É contraditório, além de inconstitucional, sustentar a inexistência de subordinação, hierarquia ou diferença de importância entre os atores processuais, ao mesmo tempo em que se privilegia alguns em detrimento de outros. A advocacia privada também sangra — e clama por respeito à sua dignidade e pelo reconhecimento de um tratamento verdadeiramente isonômico.

 


Notas:

1 – Art. 133. O advogado é indispensável à administração da justiça, sendo inviolável por seus atos e manifestações no exercício da profissão, nos limites da lei.

2 – Art. 6º. Não há hierarquia nem subordinação entre advogados, magistrados e membros do Ministério Público, devendo todos tratar-se com consideração e respeito recíprocos. Parágrafo 1º – As autoridades e os servidores públicos dos Poderes da República, os serventuários da Justiça e os membros do Ministério Público devem dispensar ao advogado, no exercício da profissão, tratamento compatível com a dignidade da advocacia e condições adequadas a seu desempenho, preservando e resguardando, de ofício, a imagem, a reputação e a integridade do advogado nos termos desta Lei.

3 – https://veja.abril.com.br/coluna/parana/desde-2016-brasil-registrou-72-assassinatos-de-advogados/

4 – https://g1.globo.com/pr/parana/noticia/2025/05/06/homem-incendiar-escritorio-de-advocacia-pr-ex-ajuda-advogada-investigacao.ghtml

[1] Art. 133. O advogado é indispensável à administração da justiça, sendo inviolável por seus atos e manifestações no exercício da profissão, nos limites da lei.

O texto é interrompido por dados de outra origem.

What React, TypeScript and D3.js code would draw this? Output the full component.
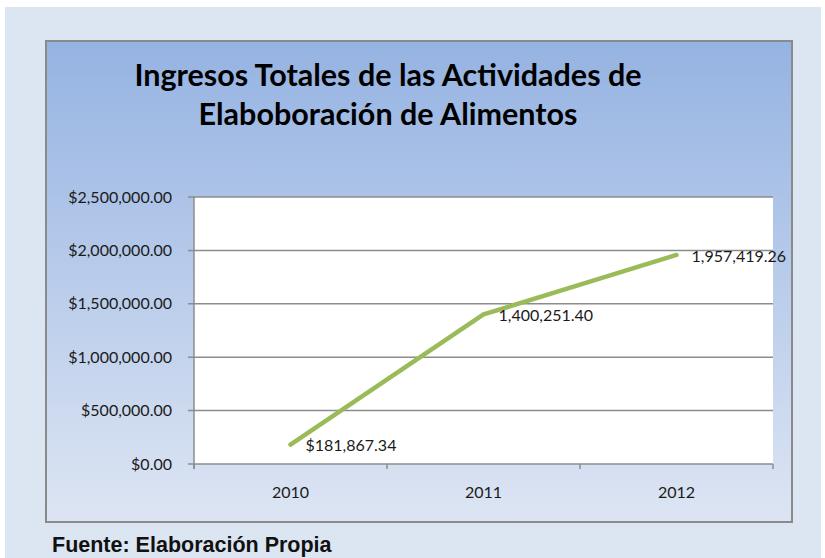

[2] Art. 6º Não há hierarquia nem subordinação entre advogados, magistrados e membros do Ministério Público, devendo todos tratar-se com consideração e respeito recíprocos. § 1º As autoridades e os servidores públicos dos Poderes da República, os serventuários da Justiça e os membros do Ministério Público devem dispensar ao advogado, no exercício da profissão, tratamento compatível com a dignidade da advocacia e condições adequadas a seu desempenho, preservando e resguardando, de ofício, a imagem, a reputação e a integridade do advogado nos termos desta Lei.